◆ TASK BRIEF
Only the lines from the top of the listing below to the line that has "const yTickLabels = ['0.01', '0.1', '1', '10'];" should be echoed, with both ends kept and pictures left out.
## start DATASET EXTRACT
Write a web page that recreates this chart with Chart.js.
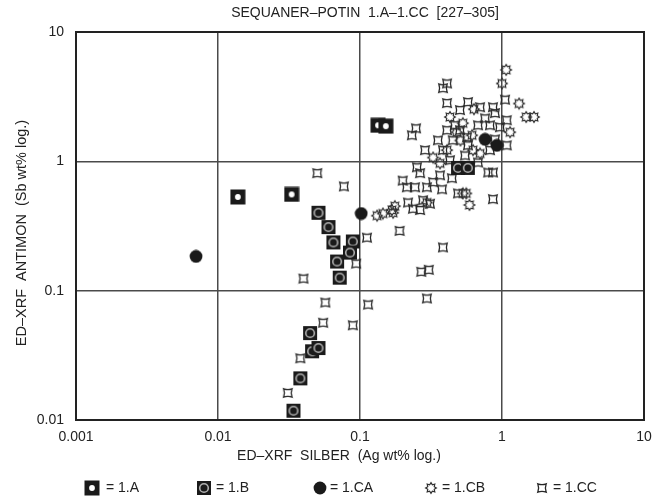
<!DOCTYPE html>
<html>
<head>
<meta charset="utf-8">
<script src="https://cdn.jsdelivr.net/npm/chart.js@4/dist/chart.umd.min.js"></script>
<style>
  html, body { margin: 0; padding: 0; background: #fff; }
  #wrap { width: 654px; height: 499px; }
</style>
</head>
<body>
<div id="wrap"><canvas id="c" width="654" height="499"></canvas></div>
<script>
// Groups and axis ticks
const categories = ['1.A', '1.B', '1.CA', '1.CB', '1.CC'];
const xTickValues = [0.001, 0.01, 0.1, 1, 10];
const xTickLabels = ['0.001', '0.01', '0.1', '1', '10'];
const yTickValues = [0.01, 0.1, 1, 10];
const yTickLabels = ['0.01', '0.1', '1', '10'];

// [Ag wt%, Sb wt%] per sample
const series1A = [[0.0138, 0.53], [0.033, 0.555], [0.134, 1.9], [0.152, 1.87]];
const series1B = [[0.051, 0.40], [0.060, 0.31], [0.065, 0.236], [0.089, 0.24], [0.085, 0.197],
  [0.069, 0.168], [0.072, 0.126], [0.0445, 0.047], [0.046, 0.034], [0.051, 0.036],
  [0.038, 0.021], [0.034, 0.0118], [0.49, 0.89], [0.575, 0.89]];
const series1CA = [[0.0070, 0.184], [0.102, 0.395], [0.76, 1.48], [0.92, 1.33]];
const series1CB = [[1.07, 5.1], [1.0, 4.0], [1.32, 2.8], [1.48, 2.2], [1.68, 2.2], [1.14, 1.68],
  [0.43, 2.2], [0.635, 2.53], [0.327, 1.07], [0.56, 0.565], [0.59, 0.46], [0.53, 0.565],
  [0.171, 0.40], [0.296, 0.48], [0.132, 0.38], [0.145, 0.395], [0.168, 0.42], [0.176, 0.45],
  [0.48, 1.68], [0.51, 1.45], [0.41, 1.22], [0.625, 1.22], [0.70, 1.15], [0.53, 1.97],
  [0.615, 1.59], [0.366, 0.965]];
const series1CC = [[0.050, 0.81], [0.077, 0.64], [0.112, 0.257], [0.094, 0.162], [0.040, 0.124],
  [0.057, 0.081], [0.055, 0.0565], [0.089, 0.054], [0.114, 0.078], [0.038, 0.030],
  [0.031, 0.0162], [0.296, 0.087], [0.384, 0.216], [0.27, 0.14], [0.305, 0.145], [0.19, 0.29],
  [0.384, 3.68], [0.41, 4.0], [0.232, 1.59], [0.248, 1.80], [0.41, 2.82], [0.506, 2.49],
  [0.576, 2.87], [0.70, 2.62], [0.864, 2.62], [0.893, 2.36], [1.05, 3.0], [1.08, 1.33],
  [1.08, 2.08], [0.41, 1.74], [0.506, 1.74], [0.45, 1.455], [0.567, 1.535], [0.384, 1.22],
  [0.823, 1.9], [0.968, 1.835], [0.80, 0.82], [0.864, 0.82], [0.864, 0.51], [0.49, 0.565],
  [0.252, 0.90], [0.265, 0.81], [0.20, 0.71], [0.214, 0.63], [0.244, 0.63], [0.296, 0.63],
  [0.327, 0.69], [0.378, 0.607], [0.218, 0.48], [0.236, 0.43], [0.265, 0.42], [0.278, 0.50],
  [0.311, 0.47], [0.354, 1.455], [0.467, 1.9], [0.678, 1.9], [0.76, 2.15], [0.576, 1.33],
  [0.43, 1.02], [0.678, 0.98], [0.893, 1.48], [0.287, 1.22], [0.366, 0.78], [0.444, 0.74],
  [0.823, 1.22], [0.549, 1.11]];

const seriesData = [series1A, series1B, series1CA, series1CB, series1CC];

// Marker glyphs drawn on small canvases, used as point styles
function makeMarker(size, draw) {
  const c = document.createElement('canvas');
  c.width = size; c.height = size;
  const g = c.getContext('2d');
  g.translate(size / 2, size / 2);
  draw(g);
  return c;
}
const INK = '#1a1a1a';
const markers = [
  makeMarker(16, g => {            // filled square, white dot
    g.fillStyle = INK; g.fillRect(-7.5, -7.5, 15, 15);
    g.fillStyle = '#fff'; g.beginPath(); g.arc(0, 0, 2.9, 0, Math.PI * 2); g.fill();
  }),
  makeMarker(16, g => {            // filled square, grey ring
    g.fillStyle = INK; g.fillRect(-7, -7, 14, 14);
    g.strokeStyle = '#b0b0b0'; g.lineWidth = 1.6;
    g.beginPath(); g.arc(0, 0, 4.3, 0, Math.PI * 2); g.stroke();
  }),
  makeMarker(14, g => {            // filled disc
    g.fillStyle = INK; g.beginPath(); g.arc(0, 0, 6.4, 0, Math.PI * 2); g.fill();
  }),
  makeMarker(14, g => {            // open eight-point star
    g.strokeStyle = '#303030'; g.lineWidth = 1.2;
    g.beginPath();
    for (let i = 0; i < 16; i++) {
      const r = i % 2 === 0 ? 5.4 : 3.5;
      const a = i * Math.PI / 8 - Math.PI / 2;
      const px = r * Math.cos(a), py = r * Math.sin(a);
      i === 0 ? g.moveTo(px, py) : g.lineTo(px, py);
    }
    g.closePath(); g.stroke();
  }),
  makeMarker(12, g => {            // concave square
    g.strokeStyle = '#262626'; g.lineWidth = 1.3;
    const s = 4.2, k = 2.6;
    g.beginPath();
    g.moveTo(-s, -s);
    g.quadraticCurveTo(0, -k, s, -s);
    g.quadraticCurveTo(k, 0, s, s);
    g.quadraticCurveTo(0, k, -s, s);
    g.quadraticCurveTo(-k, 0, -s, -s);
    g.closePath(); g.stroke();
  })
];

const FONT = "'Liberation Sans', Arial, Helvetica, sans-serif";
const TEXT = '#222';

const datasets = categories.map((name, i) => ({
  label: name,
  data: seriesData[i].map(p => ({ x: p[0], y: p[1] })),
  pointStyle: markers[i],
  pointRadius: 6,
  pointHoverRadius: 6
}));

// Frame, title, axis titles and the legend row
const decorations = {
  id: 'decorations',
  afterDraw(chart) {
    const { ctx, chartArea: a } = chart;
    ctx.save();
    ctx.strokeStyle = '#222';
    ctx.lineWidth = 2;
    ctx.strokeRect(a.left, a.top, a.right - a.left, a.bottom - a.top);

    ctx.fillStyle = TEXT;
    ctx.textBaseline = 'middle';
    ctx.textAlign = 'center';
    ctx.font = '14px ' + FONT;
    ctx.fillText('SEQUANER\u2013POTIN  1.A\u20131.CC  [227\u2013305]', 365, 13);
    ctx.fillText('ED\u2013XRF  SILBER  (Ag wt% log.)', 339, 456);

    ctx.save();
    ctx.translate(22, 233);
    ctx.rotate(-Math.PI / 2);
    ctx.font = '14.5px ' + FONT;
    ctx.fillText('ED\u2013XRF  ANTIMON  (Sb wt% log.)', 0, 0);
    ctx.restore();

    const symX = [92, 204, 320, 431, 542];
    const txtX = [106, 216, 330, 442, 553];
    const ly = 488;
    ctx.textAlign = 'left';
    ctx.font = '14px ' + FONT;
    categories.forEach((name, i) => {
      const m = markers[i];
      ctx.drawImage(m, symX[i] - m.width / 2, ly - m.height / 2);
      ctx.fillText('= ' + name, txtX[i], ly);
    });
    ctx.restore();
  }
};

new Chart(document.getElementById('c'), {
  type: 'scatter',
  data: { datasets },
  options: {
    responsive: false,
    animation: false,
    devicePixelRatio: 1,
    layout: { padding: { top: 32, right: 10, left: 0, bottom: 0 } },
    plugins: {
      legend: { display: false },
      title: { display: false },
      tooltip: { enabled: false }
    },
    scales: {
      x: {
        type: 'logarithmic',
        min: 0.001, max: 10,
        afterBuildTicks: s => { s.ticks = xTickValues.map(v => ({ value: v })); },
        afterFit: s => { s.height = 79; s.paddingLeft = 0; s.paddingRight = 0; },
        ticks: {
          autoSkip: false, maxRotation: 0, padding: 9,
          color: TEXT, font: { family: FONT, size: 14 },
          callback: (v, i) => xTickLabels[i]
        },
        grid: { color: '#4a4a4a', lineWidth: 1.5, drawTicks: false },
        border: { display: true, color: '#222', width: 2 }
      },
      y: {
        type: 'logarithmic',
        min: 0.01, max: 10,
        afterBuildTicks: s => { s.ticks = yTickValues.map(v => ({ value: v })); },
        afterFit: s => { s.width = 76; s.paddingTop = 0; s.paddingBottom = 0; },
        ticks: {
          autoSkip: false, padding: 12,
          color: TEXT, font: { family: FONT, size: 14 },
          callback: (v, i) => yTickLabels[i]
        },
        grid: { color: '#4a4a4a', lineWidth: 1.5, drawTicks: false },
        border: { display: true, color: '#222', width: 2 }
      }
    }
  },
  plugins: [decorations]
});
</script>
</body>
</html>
## end DATASET EXTRACT
◆ THE RESPONSE
Write a web page that recreates this chart with Chart.js.
<!DOCTYPE html>
<html>
<head>
<meta charset="utf-8">
<script src="https://cdn.jsdelivr.net/npm/chart.js@4/dist/chart.umd.min.js"></script>
<style>
  html, body { margin: 0; padding: 0; background: #fff; }
  #wrap { width: 654px; height: 499px; }
</style>
</head>
<body>
<div id="wrap"><canvas id="c" width="654" height="499"></canvas></div>
<script>
// Groups and axis ticks
const categories = ['1.A', '1.B', '1.CA', '1.CB', '1.CC'];
const xTickValues = [0.001, 0.01, 0.1, 1, 10];
const xTickLabels = ['0.001', '0.01', '0.1', '1', '10'];
const yTickValues = [0.01, 0.1, 1, 10];
const yTickLabels = ['0.01', '0.1', '1', '10'];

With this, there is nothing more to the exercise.